It takes ordinary voters to incentivize politicians to do the right thing

 

Dear Editor,

In June, I will be 21 years old. This is the first electoral cycle in which I will be registered to vote. Though I am but a fingerling, I consider myself quite knowledgable about our nation’s troubled economic and political history, and while I am not so disingenuous as to suggest that the statist economic policies and authoritarian governance post-independence did not slow us down in development terms, I am not so blind as to believe it was all the work of one political entity operating on a complete whim and without, in some instances, the “critical support” of others.

Despite what the case may be, the incumbent PPP/C has been able, through deployment of its ethnic mobilizing and propagandizing juggernaut, to convince a plurally superior racial vote base that it is the economy’s messiah and that it and it alone stands as a bulwark between the country and economic relapse, notwithstanding the fact that it has managed to spectacularly mismanage the sugar industry, and bungle giant infrastructure works such as the Amaila Falls Hydropower Project access road and the fibre optic cable, just to name some choice examples.

As flogging is now deemed cruel and unusual punishment, the sole remaining disciplinary mechanism to deal with recalcitrant politicians who pursue ill-fated and self-serving policies, and, conversely, to reward sensible politicians who pursue initiatives beneficial to the country is the ballot box, where the electorate has the power to routinely vote in or out politicians based on their job performance. By allowing the PPP to ruthlessly prey on our ethnic insecurities, we, Guyanese of East Indian origin, have en bloc conceded our power over this mechanism to a cabal of politicians – and, if this sad trend continues, their progeny – who have their cosmetic desires and not our needs and those of all of our countrymen at heart.

For 23 years, the PPP has waved, from its campaign podiums, the jumbie of a return to PNC orchestrated tyranny when an actual aberration is upon us, draining the lifeblood out of the economy and presiding over a youth jobs crisis so great that we effectively export 90% of our tertiary graduates and, according to recently disclosed US Embassy statistics and other analytical extrapolations, a handsome chunk of our overall labour force; subjecting independent media to sustained and systematic harassment; and perpetrating routine and widespread human rights abuses against youngsters and dissidents.

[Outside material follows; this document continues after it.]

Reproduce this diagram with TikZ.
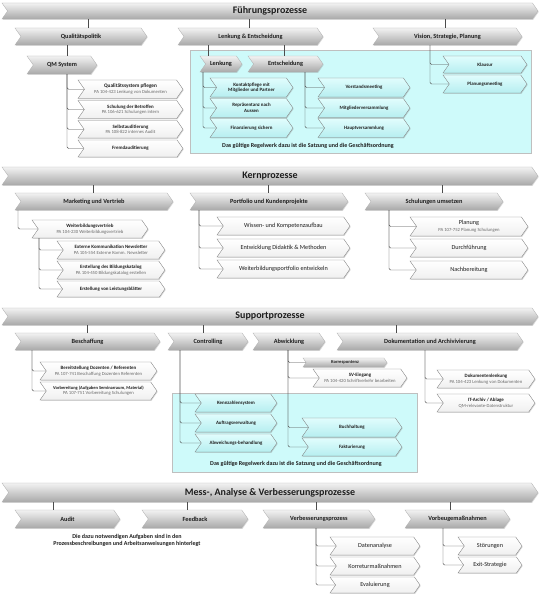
\documentclass[tikz,border=0pt]{standalone}
\usepackage{fontspec}
\setmainfont{Carlito}
\usetikzlibrary{shapes.symbols,shadows}
\definecolor{subc}{RGB}{105,105,105}
\definecolor{cyanA}{RGB}{225,253,253}
\definecolor{cyanB}{RGB}{182,238,240}
\definecolor{cyanC}{RGB}{206,250,250}
\definecolor{txt}{RGB}{30,30,30}
\newcommand\myfs[2]{\fontsize{#1}{#2}\selectfont}
\newcommand\pasub[1]{\\{\mdseries\color{subc}\myfs{4.7}{5.4}#1}}
\newcommand\chv[7]{%
  \pgfmathsetmacro\cw{#4-#3}\pgfmathsetmacro\ch{#6-#5}%
  \pgfmathsetmacro\cx{(#3+#4)/2}\pgfmathsetmacro\cy{(#5+#6)/2}%
  \node[#1, minimum width=\cw pt, minimum height=\ch pt] (#2) at (\cx,\cy) {#7};}
\newcommand\vconn[3]{\coordinate (tmpx) at (#3,0);\draw[conn] (#1.south -| tmpx) -- (#2.north -| tmpx);}
\newcommand\bconn[3]{\coordinate (tmpx) at (#3,0);\draw[conn] (#1.south -| tmpx) |- (#2.west);}
\tikzset{
  chev/.style={signal, signal from=west, signal to=east, signal pointer angle=110,
    inner sep=0pt, align=center, text=txt,
    drop shadow={shadow xshift=0.7pt, shadow yshift=-0.9pt, opacity=0.3}},
  banner/.style={chev, top color=black!5, bottom color=black!34, draw=black!30, line width=0.3pt,
    font=\bfseries\myfs{10}{12}},
  grp/.style={chev, top color=black!5, bottom color=black!34, draw=black!30, line width=0.3pt,
    font=\bfseries\myfs{6.3}{7}},
  wbox/.style={chev, top color=white, bottom color=black!6, draw=black!50, line width=0.35pt,
    font=\bfseries\myfs{4.9}{5.6}},
  wboxn/.style={wbox, font=\mdseries\myfs{6.2}{7}},
  cbox/.style={wbox, top color=cyanA, bottom color=cyanB},
  area/.style={draw=black!25, line width=0.3pt, fill=cyanC, inner sep=0pt, anchor=north west,
    drop shadow={shadow xshift=1pt, shadow yshift=-1pt, opacity=0.25}},
  conn/.style={draw=black!70, line width=0.45pt, rounded corners=1.5pt},
  note/.style={font=\bfseries\myfs{6}{7.4}, align=center, text=txt, inner sep=0pt}
}
\begin{document}
\begin{tikzpicture}[x=1pt,y=-1pt]
\useasboundingbox[fill=white] (0,0) rectangle (540,599);
% ---------------- Fuehrungsprozesse
\node[area, minimum width=341pt, minimum height=103pt] (ar1) at (190,50) {};
\chv{banner}{b1}{2}{538}{3}{19}{Führungsprozesse}
\chv{grp}{qp}{15}{147}{28}{45}{Qualitätspolitik}
\chv{grp}{le}{178}{323}{28}{45}{Lenkung \& Entscheidung}
\chv{grp}{vs}{373}{522}{28}{45}{Vision, Strategie, Planung}
\chv{grp}{qm}{27}{97}{56}{74}{QM System}
\chv{wbox,font=\bfseries\myfs{5.3}{6}}{q1}{78}{183}{80}{98.5}{Qualitätssystem pflegen\pasub{PA 104-423 Lenkung von Dokumenten}}
\chv{wbox}{q2}{78}{183}{100.5}{118.5}{Schulung der Betroffen\pasub{PA 106-621 Schulungen intern}}
\chv{wbox}{q3}{78}{183}{120.5}{138}{Selbstauditierung\pasub{PA 108-822 internes Audit}}
\chv{wbox}{q4}{78}{183}{140}{157}{Fremdauditierung}
\chv{grp}{lk}{200}{242}{56}{72}{Lenkung}
\chv{grp}{en}{248}{323}{56}{72}{Entscheidung}
\chv{cbox}{l1}{210}{293}{78}{97}{Kontaktpflege mit\\Mitglieder und Partner}
\chv{cbox}{l2}{210}{293}{98.5}{117.5}{Repräsentanz nach\\Aussen}
\chv{cbox}{l3}{210}{293}{118.5}{137.5}{Finanzierung sichern}
\chv{cbox}{e1}{318}{410}{78}{97}{Vorstandsmeeting}
\chv{cbox}{e2}{318}{410}{98.5}{117.5}{Mitgliederversammlung}
\chv{cbox}{e3}{318}{410}{118.5}{137.5}{Hauptversammlung}
\chv{cbox}{v1}{443}{527}{56}{73}{Klausur}
\chv{cbox}{v2}{443}{527}{75}{93}{Planungsmeeting}
\node[note] (n1) at (308,146) {Das gültige Regelwerk dazu ist die Satzung und die Geschäftsordnung};
\vconn{b1}{qp}{88}\vconn{b1}{le}{249}\vconn{b1}{vs}{445}
\vconn{qp}{qm}{67}
\bconn{qm}{q1}{67}\bconn{qm}{q2}{67}\bconn{qm}{q3}{67}\bconn{qm}{q4}{67}
\vconn{le}{lk}{208}\vconn{le}{en}{284}
\bconn{lk}{l1}{203}\bconn{lk}{l2}{203}\bconn{lk}{l3}{203}
\bconn{en}{e1}{305}\bconn{en}{e2}{305}\bconn{en}{e3}{305}
\bconn{vs}{v1}{430}\bconn{vs}{v2}{430}
% ---------------- Kernprozesse
\chv{banner}{b2}{2}{538}{167}{185}{Kernprozesse}
\chv{grp}{mv}{15}{173}{193}{210}{Marketing und Vertrieb}
\chv{grp}{pk}{190}{348}{193}{210}{Portfolio und Kundenprojekte}
\chv{grp}{su}{365}{503}{193}{210}{Schulungen umsetzen}
\chv{wbox}{wv}{32}{148}{220}{238}{Weiterbildungsvertrieb\pasub{PA 104-230 Weiterbildungsvertrieb}}
\chv{wbox}{m1}{57}{165}{241}{259}{Externe Kommunikation Newsletter\pasub{PA 105-554 Externe Komm. Newsletter}}
\chv{wbox}{m2}{57}{165}{261}{279}{Erstellung des Bildungskatalog\pasub{PA 104-450 Bildungskatalog erstellen}}
\chv{wbox}{m3}{57}{165}{281}{297}{Erstellung von Leistungsblätter}
\chv{wboxn}{p1}{217}{350}{217}{235}{Wissen- und Kompetenzaufbau}
\chv{wboxn}{p2}{217}{350}{239}{257}{Entwicklung Didaktik \& Methoden}
\chv{wboxn}{p3}{217}{350}{260}{278}{Weiterbildungsportfolio entwickeln}
\chv{wboxn}{s1}{410}{528}{217}{236}{Planung\pasub{PA 107-752 Planung Schulungen}}
\chv{wboxn}{s2}{410}{528}{239}{257}{Durchführung}
\chv{wboxn}{s3}{410}{528}{261}{279}{Nachbereitung}
\vconn{b2}{mv}{93}\vconn{b2}{pk}{268}\vconn{b2}{su}{442}
\bconn{mv}{wv}{18}
\bconn{wv}{m1}{39}\bconn{wv}{m2}{39}\bconn{wv}{m3}{39}
\bconn{pk}{p1}{199}\bconn{pk}{p2}{199}\bconn{pk}{p3}{199}
\bconn{su}{s1}{389}\bconn{su}{s2}{389}\bconn{su}{s3}{389}
% ---------------- Supportprozesse
\node[area, minimum width=245pt, minimum height=79pt] (ar2) at (172,393) {};
\chv{banner}{b3}{2}{538}{308}{325}{Supportprozesse}
\chv{grp}{bs}{15}{160}{333}{350}{Beschaffung}
\chv{grp}{ct}{168}{248}{333}{350}{Controlling}
\chv{grp}{aw}{253}{325}{333}{350}{Abwicklung}
\chv{grp}{dk}{337}{523}{333}{350}{Dokumentation und Archivivierung}
\chv{wbox}{bs1}{40}{157}{362}{380}{Bereitstellung Dozenten / Referenten\pasub{PA 107-741 Beschaffung Dozenten Referenten}}
\chv{wbox,font=\bfseries\myfs{4.5}{5.3}}{bs2}{40}{157}{382}{400}{Vorbereitung (Aufgaben Seminarraum, Material)\pasub{PA 107-751 Vorbereitung Schulungen}}
\chv{cbox}{c1}{195}{277}{394}{412}{Kennzahlensystem}
\chv{cbox}{c2}{195}{277}{414}{432}{Auftragsverwaltung}
\chv{cbox}{c3}{195}{277}{434}{452}{Abweichungs-behandlung}
\chv{grp,font=\bfseries\myfs{4.6}{5}}{ko}{303}{387}{358}{367}{Korrespontenz}
\chv{wbox}{sv}{313}{407}{369}{387}{SV-Eingang\pasub{PA 104-420 Schriftverkehr bearbeiten}}
\chv{cbox}{bh}{302}{402}{418}{437}{Buchhaltung}
\chv{cbox}{fk}{302}{402}{438}{456}{Fakturierung}
\chv{wbox}{d1}{437}{535}{370}{388}{Dokumentenlenkung\pasub{PA 104-423 Lenkung von Dokumenten}}
\chv{wbox}{d2}{437}{535}{394}{412}{IT-Archiv / Ablage\pasub{QM-relevante-Datenstruktur}}
\node[note] (n2) at (296,464) {Das gültige Regelwerk dazu ist die Satzung und die Geschäftsordnung};
\vconn{b3}{bs}{87}\vconn{b3}{ct}{203}\vconn{b3}{dk}{396}
\bconn{bs}{bs1}{32}\bconn{bs}{bs2}{32}
\bconn{ct}{c1}{180}\bconn{ct}{c2}{180}\bconn{ct}{c3}{180}
\bconn{aw}{ko}{288}\bconn{aw}{sv}{288}\bconn{aw}{bh}{288}\bconn{aw}{fk}{288}
\bconn{dk}{d1}{425}\bconn{dk}{d2}{425}
% ---------------- Mess-, Analyse & Verbesserungsprozesse
\chv{banner}{b4}{2}{538}{483}{502}{Mess-, Analyse \& Verbesserungsprozesse}
\chv{grp}{au}{15}{120}{510}{528}{Audit}
\chv{grp}{fb}{142}{248}{510}{528}{Feedback}
\chv{grp}{vp}{263}{375}{510}{528}{Verbesserungsprozess}
\chv{grp}{vm}{405}{510}{510}{528}{Vorbeugemaßnahmen}
\node[note] (n3) at (127,540.5) {Die dazu notwendigen Aufgaben sind in den\\Prozessbeschreibungen und Arbeitsanweisungen hinterlegt};
\chv{wboxn}{x1}{330}{420}{537}{555}{Datenanalyse}
\chv{wboxn}{x2}{330}{420}{557}{575}{Korreturmaßnahmen}
\chv{wboxn}{x3}{330}{420}{577}{593}{Evaluierung}
\chv{wboxn}{y1}{458}{522}{537}{555}{Störungen}
\chv{wboxn}{y2}{458}{522}{557}{573}{Exit-Strategie}
\vconn{b4}{au}{53}\vconn{b4}{fb}{187}\vconn{b4}{vp}{316}\vconn{b4}{vm}{450}
\bconn{vp}{x1}{316}\bconn{vp}{x2}{316}\bconn{vp}{x3}{316}
\bconn{vm}{y1}{443}\bconn{vm}{y2}{443}
\end{tikzpicture}
\end{document}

Unlike the 1980s, when Cold War fever was at its pitch and the West, however rightly or wrongly, was dead set against any communist orientated entities, including Dr Jagan’s PPP, the international community, particularly the ever influential ABC countries, will not this time support and condone any violation, whether by a coalition- or PPP-led Government of Guyana of the 21st century values system of governance. Rigged elections and military subversion of democracy have not recurred not just because the PPP has forsworn this, but because in an interdependent global system, a tiny country in the West’s backyard cannot get away with it. Further, the PNC-led APNU coalition has, in effect, tied its hands, by guaranteeing its Alliance for Change partner 12 seats in the National Assembly which amounts to, effectively, as some observers have noted, a veto on a David Granger led government. It’s unimaginable that the PPP of today would be so magnanimous.

While I may not be so old as to be waxing paternalistically, I feel alarmed that my neighbourhood cherubs will continue to be raised in a country where their hardworking parents struggle to put a decent roof over their heads and meals on the table. I am alarmed that my little cousins will have to resort to the commonplace sycophancy to secure employment when they’ve finished college here. For as long as one group of people continue to govern indefinitely, not meritocracy but allying with the government constitutes the rungs on the ladder of opportunity.

Voters must not use the ineptitude and reticence of the PNC in addressing its unsavoury record, and the concomitant cotton-throated attempts to convince voters that it won’t repeat its mistakes as an excuse for allowing the PPP an endless ride of the Guyana taxpayer-funded gravy train. As the Civil Rights and gay rights movements in the US have shown, politicians are rarely wont to take the lead on pushing for any major change. It takes the grassroots, the ordinary voters, to incentivize politicians to do the right thing. While one should always be sceptical of any politician, change for change’s sake has become a good enough reason to vote for a change of government in a country where a party has become so comfortable on its perch that it feels itself immune from any consequence for its misadventures at the public’s expense.